The ongoing roadworks at Mooncoin have been a source of major debate for locals and motorists alike.

The ongoing roadworks at Mooncoin have been a source of major debate for locals and motorists alike.


“The M50 was finished quicker,” a motorist exaggeratingly quipped last week after one of several delays that she – and thousands more in recent weeks – have experienced while driving through Mooncoin.
And while the N24 Mooncoin Pavement Rehabilitation and Traffic Management Scheme is due to finish on schedule at the end of next month, the project, as Piltown District Councillors were told last Wednesday, has taken on unexpected depths.
According to Ferrybank Area Engineer Ian Gardner: “The original plan (for the scheme) was to take out around 300 millimetres’ depth of material (just under 12 inches – one foot) and that was what had shown up in the technical investigation, but then when (the contractors) started digging, they found that the ground was so bad that they actually had to dig out 900 millimetres (almost three feet) so that increased the price of the contract.
“And under NRA rules, you’re only allowed to increase a contract by 50 per cent and you can’t go over that – even though it’s a genuine reason – so that has placed an additional cost on the scheme.
“So the only way that this could be countered then was to take the final resurfacing work off the contractor so when they’ve got their work done, we’ll have two crews of our own in to finish the scheme, and that should take two weeks to complete. It’s a mechanism to ensure the work is completed without breaking any (contract) rules.”

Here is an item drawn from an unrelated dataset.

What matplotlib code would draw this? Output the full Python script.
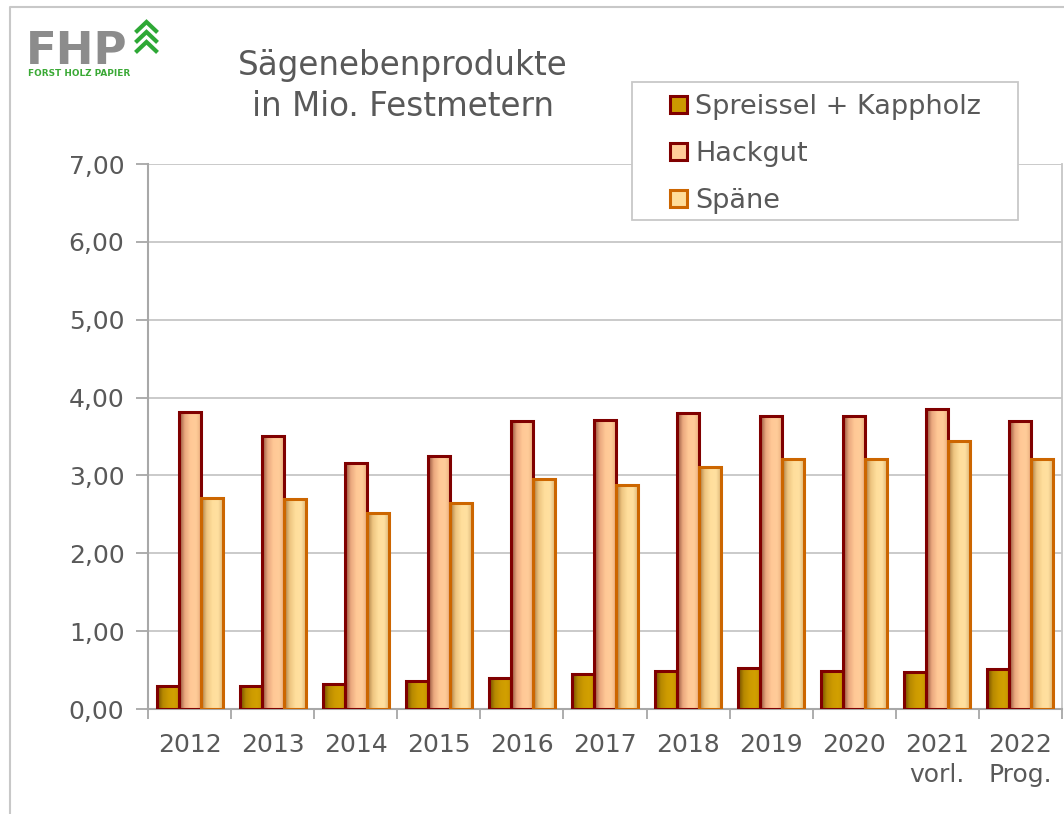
import numpy as np
import matplotlib.pyplot as plt
from matplotlib.colors import LinearSegmentedColormap
from matplotlib.patches import Patch, Rectangle

plt.rcParams['font.family'] = ['DejaVu Sans']

years = ['2012', '2013', '2014', '2015', '2016', '2017', '2018', '2019', '2020', '2021\nvorl.', '2022\nProg.']
spreissel = [0.30, 0.30, 0.32, 0.36, 0.40, 0.45, 0.49, 0.53, 0.49, 0.47, 0.51]
hackgut = [3.81, 3.51, 3.16, 3.25, 3.70, 3.71, 3.80, 3.76, 3.76, 3.85, 3.70]
spaene = [2.71, 2.70, 2.52, 2.65, 2.95, 2.88, 3.11, 3.21, 3.21, 3.44, 3.21]
names = ['Spreissel + Kappholz', 'Hackgut', 'Späne']

txt = '#595959'
grid_c = '#c6c6c6'
W, H = 1064, 814

series = [
    (spreissel, '#cc9900', '#800000',
     ['#6e4a00', '#b68800', '#cc9a00', '#d2a000', '#c29200']),
    (hackgut, '#ffcc99', '#800000',
     ['#8c4c38', '#eaa87e', '#ffc896', '#ffcc99', '#e8ac7c']),
    (spaene, '#ffdd99', '#cc6600',
     ['#a87a40', '#eec580', '#ffde9c', '#ffe0a0', '#d9b274']),
]

fig = plt.figure(figsize=(10.64, 8.14), dpi=100)
ax = fig.add_axes([148 / W, 1 - 709 / H, 914 / W, 545 / H])
ax.set_facecolor('none')

x = np.arange(len(years))
w = 0.265
for i, (vals, base, edge, grad) in enumerate(series):
    cmap = LinearSegmentedColormap.from_list('g%d' % i, grad)
    bars = ax.bar(x + (i - 1) * w, vals, w, facecolor='none', edgecolor=edge,
                  linewidth=2.2, zorder=4)
    for b in bars:
        bx, bw, bh = b.get_x(), b.get_width(), b.get_height()
        im = ax.imshow(np.linspace(0, 1, 64).reshape(1, -1), cmap=cmap,
                       extent=[bx, bx + bw, 0, bh], aspect='auto', zorder=3,
                       interpolation='bilinear')
        im.set_clip_path(b)

ax.set_xlim(-0.5, len(years) - 0.5)
ax.set_ylim(0, 7)
ax.set_yticks(np.arange(0, 8, 1))
ax.yaxis.set_major_formatter(plt.FuncFormatter(lambda v, p: ('%.2f' % v).replace('.', ',')))
ax.set_xticks(x)
ax.set_xticklabels(years, linespacing=1.35)
ax.set_xticks(np.arange(-0.5, len(years), 1), minor=True)
ax.tick_params(axis='x', which='major', length=0, pad=17, labelsize=18, labelcolor=txt)
ax.tick_params(axis='x', which='minor', length=7, width=1.2, color='#a0a0a0', direction='out')
ax.tick_params(axis='y', length=9, width=1.2, color='#a0a0a0', pad=8, labelsize=18, labelcolor=txt)
ax.grid(axis='y', color=grid_c, linewidth=1.3, zorder=0)
ax.set_axisbelow(True)
ax.spines['top'].set_visible(False)
ax.spines['left'].set_color('#a8a8a8')
ax.spines['left'].set_linewidth(1.5)
ax.spines['bottom'].set_color('#a8a8a8')
ax.spines['bottom'].set_linewidth(1.5)
ax.spines['right'].set_color(grid_c)
ax.spines['right'].set_linewidth(1.3)

# legend box drawn by hand so the padding matches
box = Rectangle((632 / W, 1 - 220 / H), 386 / W, 138 / H, transform=fig.transFigure,
                facecolor='white', edgecolor='#c8c8c8', linewidth=1.3, clip_on=False, zorder=9)
ax.add_patch(box)
handles = [Patch(facecolor=s[1], edgecolor=s[2], linewidth=2.2) for s in series]
leg = ax.legend(handles, names, loc='upper left', bbox_to_anchor=(670 / W, 1 - 94 / H),
                bbox_transform=fig.transFigure, fontsize=19.5, frameon=False,
                handlelength=0.62, handleheight=0.6, handletextpad=0.3, labelspacing=0.78,
                borderpad=0, borderaxespad=0)
leg.set_zorder(10)
for t in leg.get_texts():
    t.set_color(txt)

fig.text(403 / W, 1 - 86 / H, 'Sägenebenprodukte\nin Mio. Festmetern', ha='center',
         va='center', fontsize=23.5, color=txt, linespacing=1.3)

# frame and logo in pixel coordinates
ov = fig.add_axes([0, 0, 1, 1], zorder=-1)
ov.set_xlim(0, W)
ov.set_ylim(H, 0)
ov.axis('off')
ov.plot([10, 10, W], [H, 7, 7], color='#c8c8c8', lw=1.5)
fig.text(26 / W, 1 - 51 / H, 'FHP', ha='left', va='center', fontsize=32.5,
         fontweight='bold', color='#8c8c8c')
fig.text(28 / W, 1 - 74 / H, 'FORST HOLZ PAPIER', ha='left', va='center', fontsize=6.4,
         fontweight='bold', color='#3aa935')
for cy in [22, 32, 42]:
    ov.plot([137, 146.5, 156], [cy + 9, cy, cy + 9], color='#2ea836', lw=3,
            solid_joinstyle='miter')

fig.savefig('out.png', dpi=100, facecolor='white')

Mr Gardner told last Wednesday’s monthly meeting in Ferrybank that trial holes had been dug prior to the project’s commencement “to see what the ground was like”, with that soil then sent to specialists.
“But,” as Mr Gardner told Cllr Fidelis Doherty (FG), “until you actually physically dig up the whole road, you just never know…Mooncoin is on bad soil, very bad soil.”
The town’s name is derived from the ancient Irish name for area which refers to ‘Coyne’s Bog’, which in itself reveals something about the nature of the soil upon which the town stands.
Ian Gardner added: “When you go down 300mm, you’re not really hitting or affecting any service (pipes, cables, etc), but when you go down 900mm, you’re going to hit every service, so that’s where the additional costs came from all, all of which are entirely legitimate.” These additional costs, including the final resurfacing works being carried out by the Council’s crews, are being covered by the National Roads Authority.
The works in Mooncoin, which accounted for approximately two kilometres of the N24, are due to be completed by the end of November.
The end product will mean that the carriageway throughout the town will be standardised to a width of 6.5 metres (21.3 feet), while footpaths on both sides of the N24 have been fully upgraded.
New parking and drop-off bays have also been provided outside Scoil Mhuire Lourdes and Coláiste Cois Siúire.
According to Kilkenny County Council, “average daily traffic travelling along this section of road is in the order of 10,000 vehicles, with 10% (of these) heavy good vehicles.”
The project has also revived local discussion about a possible bypass of the town, in which a re-aligned N24 would take HGVs and considerable levels of traffic out of both Mooncoin and Carrick-on-Suir.
But such a major inter-city road project which has been suggested previously by local Councillors, along with former Waterford Mayor Mary Roche and Tipperary TD Mattie McGrath is, in all likelihood, many years away from materialising.
* A fence removed at Coláiste Cois Siúire during the roadworks is the school’s responsibility to re-erect, Ian Gardner confirmed in reply to a question by Cllr Fidelis Doherty. He stated: “They were required to set back their boundary prior to our works commencing, because we facilitated them by putting in a large drop-off and pick-up area, so we gave them the option of a smaller one or a bigger one which would require them to set back their boundary (which they did)…and this was fully explained to their principal. And they were give the same opportunity as we gave to the Boys School, in which they set back their own boundary as well.”